В Соттопортего деи Даи упирается один из концов Калле дель Капелло Неро, на другом же, над аркой первого соттопортего, как я уже сказал, нависает старушонка с лицом довольно вредной коммунальной соседки. Это одна из достопримечательностей города, ла вечиа дель мортер, la vecia del morter, «старуха со ступкой». Старуха относится к населению каменных малых сих Венеции, весьма в городе изобильному. Я уже всех познакомил с братьями Мастелли, с влюблённым верблюжатником, с Гоббо ди Риальто – теперь представляю вам la vecia del morter.
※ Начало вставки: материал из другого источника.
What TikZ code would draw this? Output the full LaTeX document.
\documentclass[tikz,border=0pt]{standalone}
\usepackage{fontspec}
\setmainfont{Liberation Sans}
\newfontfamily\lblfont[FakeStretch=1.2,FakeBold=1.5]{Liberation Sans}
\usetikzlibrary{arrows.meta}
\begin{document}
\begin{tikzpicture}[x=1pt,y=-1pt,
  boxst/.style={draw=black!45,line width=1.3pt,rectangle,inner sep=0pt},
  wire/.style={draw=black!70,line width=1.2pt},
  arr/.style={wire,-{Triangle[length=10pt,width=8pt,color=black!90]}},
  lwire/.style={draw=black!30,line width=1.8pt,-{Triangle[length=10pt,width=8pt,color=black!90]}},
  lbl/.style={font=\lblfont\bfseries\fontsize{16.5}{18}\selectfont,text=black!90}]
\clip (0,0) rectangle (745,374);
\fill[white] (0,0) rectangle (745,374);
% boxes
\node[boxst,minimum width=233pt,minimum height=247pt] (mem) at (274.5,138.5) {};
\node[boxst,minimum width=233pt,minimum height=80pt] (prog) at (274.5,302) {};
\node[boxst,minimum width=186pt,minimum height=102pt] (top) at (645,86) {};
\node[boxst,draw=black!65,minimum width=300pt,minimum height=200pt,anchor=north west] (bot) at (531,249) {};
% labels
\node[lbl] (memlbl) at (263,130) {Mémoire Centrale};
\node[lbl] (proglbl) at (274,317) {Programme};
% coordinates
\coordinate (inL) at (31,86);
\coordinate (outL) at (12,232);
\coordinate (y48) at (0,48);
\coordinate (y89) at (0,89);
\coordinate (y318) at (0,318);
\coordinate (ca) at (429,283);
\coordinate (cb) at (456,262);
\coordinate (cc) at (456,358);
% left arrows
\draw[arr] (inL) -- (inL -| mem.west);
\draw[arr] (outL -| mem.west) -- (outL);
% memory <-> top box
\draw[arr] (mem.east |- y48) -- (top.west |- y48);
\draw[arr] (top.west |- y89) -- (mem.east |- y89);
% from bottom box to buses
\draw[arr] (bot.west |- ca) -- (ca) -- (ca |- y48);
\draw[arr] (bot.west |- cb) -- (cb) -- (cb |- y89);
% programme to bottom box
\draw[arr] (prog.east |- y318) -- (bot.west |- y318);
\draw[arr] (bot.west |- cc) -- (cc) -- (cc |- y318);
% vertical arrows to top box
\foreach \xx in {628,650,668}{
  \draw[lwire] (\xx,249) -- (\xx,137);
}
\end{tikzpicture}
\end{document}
На венецианских площадях долгое время единственным памятником какой-либо знаменитости был памятник кондотьеру Бартоломео Коллеони работы Верроккьо – все остальные появились позже, лишь после того, как Венеция стала частью объединённой Италии, – и отсутствие монументов великим мира сего часто трактовалось и трактуется историками Венеции как доказательство подавленности индивидуальной воли в республике, заставлявшей граждан добровольно принести в жертву общественному всё личное. Не было в городском пространстве Венеции бронзовых дожей и военачальников – в лучшем случае они довольствовались тем, что возлежали на надгробиях, заключённые в стены фамильных капелл. В Венеции невозможна коллизия поэмы «Медный всадник»: шептать «Ужо тебе!» просто некому – не Коллеони же. Зато никакой венецианец и не в состоянии найти в себе силы шепнуть власти «Ужо тебе!» и злобно задрожать.
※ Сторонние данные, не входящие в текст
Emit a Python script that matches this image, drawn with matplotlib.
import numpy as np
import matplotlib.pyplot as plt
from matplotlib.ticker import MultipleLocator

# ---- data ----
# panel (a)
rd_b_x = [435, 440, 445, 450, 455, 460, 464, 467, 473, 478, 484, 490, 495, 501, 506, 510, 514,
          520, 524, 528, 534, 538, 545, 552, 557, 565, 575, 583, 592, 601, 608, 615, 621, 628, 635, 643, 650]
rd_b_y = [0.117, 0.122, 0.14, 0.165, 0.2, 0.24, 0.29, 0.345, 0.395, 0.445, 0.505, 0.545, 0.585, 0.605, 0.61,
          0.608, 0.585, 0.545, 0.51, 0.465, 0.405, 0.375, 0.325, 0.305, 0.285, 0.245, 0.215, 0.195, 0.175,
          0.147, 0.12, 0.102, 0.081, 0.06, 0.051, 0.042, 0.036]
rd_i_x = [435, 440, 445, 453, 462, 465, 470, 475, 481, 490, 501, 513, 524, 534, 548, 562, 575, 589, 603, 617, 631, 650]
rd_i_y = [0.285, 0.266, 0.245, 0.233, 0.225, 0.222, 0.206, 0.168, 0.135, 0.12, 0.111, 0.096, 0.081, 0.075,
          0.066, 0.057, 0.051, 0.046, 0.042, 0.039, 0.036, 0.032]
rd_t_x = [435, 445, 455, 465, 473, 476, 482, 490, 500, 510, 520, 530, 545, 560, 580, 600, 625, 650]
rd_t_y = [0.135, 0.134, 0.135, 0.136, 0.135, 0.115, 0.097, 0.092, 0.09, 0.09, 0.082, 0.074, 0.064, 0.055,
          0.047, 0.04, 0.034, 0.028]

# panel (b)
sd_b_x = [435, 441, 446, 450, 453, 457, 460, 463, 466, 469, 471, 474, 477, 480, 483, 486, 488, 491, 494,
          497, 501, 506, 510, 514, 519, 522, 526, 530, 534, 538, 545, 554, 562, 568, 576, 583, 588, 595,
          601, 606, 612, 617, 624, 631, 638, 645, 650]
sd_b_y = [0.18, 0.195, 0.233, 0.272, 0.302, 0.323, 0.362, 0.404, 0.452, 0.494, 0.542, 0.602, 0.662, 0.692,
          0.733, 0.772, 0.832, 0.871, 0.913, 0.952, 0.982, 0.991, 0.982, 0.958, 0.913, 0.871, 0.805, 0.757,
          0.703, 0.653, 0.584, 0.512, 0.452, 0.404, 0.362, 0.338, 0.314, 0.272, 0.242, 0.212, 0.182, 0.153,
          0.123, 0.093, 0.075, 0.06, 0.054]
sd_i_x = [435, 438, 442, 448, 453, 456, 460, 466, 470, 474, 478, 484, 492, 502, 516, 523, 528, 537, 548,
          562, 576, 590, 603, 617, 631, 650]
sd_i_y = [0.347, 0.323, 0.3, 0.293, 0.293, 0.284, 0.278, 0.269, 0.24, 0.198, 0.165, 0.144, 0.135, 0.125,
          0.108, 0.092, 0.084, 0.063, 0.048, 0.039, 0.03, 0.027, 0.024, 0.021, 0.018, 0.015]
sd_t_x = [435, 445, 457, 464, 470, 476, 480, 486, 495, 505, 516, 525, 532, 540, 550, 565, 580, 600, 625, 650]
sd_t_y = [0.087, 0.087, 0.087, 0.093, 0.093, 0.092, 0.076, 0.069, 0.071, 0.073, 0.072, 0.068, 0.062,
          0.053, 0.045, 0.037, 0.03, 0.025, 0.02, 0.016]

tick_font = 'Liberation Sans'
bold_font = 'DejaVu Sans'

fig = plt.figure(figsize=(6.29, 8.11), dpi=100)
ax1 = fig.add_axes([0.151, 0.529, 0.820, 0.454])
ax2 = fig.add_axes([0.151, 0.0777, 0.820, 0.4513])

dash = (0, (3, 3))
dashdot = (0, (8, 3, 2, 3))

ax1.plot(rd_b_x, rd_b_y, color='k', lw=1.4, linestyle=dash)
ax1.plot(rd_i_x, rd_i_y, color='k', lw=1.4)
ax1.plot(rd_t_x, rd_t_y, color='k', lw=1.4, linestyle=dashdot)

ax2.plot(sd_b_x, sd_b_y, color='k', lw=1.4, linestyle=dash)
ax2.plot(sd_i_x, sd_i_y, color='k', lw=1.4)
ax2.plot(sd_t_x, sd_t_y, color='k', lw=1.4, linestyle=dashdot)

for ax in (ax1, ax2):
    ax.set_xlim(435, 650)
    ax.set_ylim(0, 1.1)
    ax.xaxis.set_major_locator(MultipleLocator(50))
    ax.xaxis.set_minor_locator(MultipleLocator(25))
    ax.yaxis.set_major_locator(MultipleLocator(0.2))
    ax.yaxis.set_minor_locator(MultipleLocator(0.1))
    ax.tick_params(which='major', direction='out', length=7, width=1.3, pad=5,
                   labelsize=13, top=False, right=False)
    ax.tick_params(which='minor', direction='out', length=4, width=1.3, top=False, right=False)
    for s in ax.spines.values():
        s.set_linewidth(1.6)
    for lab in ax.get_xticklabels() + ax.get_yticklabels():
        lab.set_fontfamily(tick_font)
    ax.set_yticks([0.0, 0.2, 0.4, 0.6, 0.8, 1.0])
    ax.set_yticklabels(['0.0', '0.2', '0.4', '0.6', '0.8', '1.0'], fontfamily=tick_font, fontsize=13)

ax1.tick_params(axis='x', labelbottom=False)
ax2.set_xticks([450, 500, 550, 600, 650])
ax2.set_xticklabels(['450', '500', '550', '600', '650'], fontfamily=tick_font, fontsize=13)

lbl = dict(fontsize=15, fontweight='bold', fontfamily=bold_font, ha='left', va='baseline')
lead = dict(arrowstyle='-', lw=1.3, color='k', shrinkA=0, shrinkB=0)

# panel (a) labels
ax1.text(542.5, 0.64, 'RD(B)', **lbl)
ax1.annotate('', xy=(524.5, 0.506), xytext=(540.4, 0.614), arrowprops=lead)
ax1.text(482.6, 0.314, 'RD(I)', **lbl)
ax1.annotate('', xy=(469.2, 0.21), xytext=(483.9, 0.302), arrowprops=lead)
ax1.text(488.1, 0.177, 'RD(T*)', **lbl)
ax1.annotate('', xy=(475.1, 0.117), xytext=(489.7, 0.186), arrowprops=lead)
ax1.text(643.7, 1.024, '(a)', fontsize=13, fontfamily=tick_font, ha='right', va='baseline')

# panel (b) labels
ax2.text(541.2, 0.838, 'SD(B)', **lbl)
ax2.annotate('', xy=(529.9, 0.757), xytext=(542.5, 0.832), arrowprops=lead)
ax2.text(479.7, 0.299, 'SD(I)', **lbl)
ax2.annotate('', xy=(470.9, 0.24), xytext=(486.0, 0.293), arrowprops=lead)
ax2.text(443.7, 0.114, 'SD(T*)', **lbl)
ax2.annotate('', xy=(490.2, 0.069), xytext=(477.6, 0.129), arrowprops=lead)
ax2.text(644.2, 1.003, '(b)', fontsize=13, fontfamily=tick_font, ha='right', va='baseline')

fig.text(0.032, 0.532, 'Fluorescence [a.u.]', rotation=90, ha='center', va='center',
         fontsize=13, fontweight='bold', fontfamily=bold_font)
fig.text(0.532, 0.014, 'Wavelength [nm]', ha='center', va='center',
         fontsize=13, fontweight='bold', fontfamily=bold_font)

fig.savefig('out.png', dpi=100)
Я, в принципе, с утверждением о подавлении индивидуального согласен, но хотел бы добавить следующее: в Венеции не просто личное было принесено в жертву общественному, но общественное так сложно выстроило свои отношения с личным, что в результате конфликт Медного всадника и Евгения бедного в Венеции и действительно оказался снятым. Народец, состоящий из каменных малых сих – тому доказательство. Есть два рода памятников: памятники власти – это каменные и бронзовые истуканы, официально поставленные властью тем, кого она решила сделать героем, и есть памятники, героику официоза отрицающие, памятники агероичные и чуть ли не антигероичные. Так, например, в Петербурге, северной Венеции, есть Медный всадник, но есть и бронзовый Чижик-пыжик. Медный всадник, как бы он ни был велик и гениален, – властность и жестокость, Чижик-пыжик, как бы он ни был жалок, – мир и демократия. Медный всадник – воплощение диктатуры, взявшей на себя функции общественного, Чижик-пыжик – гуманная рожица свободной гражданственности. Чижик-пыжик появился в Петербурге только после перестройки, ибо во времена империи, как российской, так и советской, памятник Чижику-пыжику на брегах Фонтанки был немыслим. В своём отрицании государственного пафоса Чижик-пыжик независим и индивидуален в гораздо большей степени, чем любой каменный истукан, посвящённый любому защитнику вольности и прав, и в Венеции таких чижиков-пыжиков было навалом уже во времена Ренессанса. Венеция – самый изобильный ими город, даже среди городов итальянских, в которых подобного рода памятники встречаются чаще всего. Обычно именно они: Риоба и Гоббо в Венеции, Пасквино в Риме и Шиор Карера, Scior Carera, в Милане, выполняют ещё и диссидентскую функцию, так как, обклеенные памфлетами, эти фигуры становятся воплощением несогласия с властью. Разве не о свободе личности, причём в самом что ни на есть современном понимании, говорит это почтение города к каменным малышам, каждый из которых, Гоббо ли, Риоба или la vecia del morter, оказался наделённым ярчайшей индивидуальностью, гораздо более выразительной, чем всякие кавуры – гарибальди – ильичи, бронзовой давящей ординарностью заполнившие пространства современных городов? И опять, не является ли этот, весьма примечательный факт очередным доказательством того, что Венеция разыграла всю историю Европы уже давно, а то, что сейчас в этом городе происходит, есть не переживание прошлого, но предвосхищение будущего?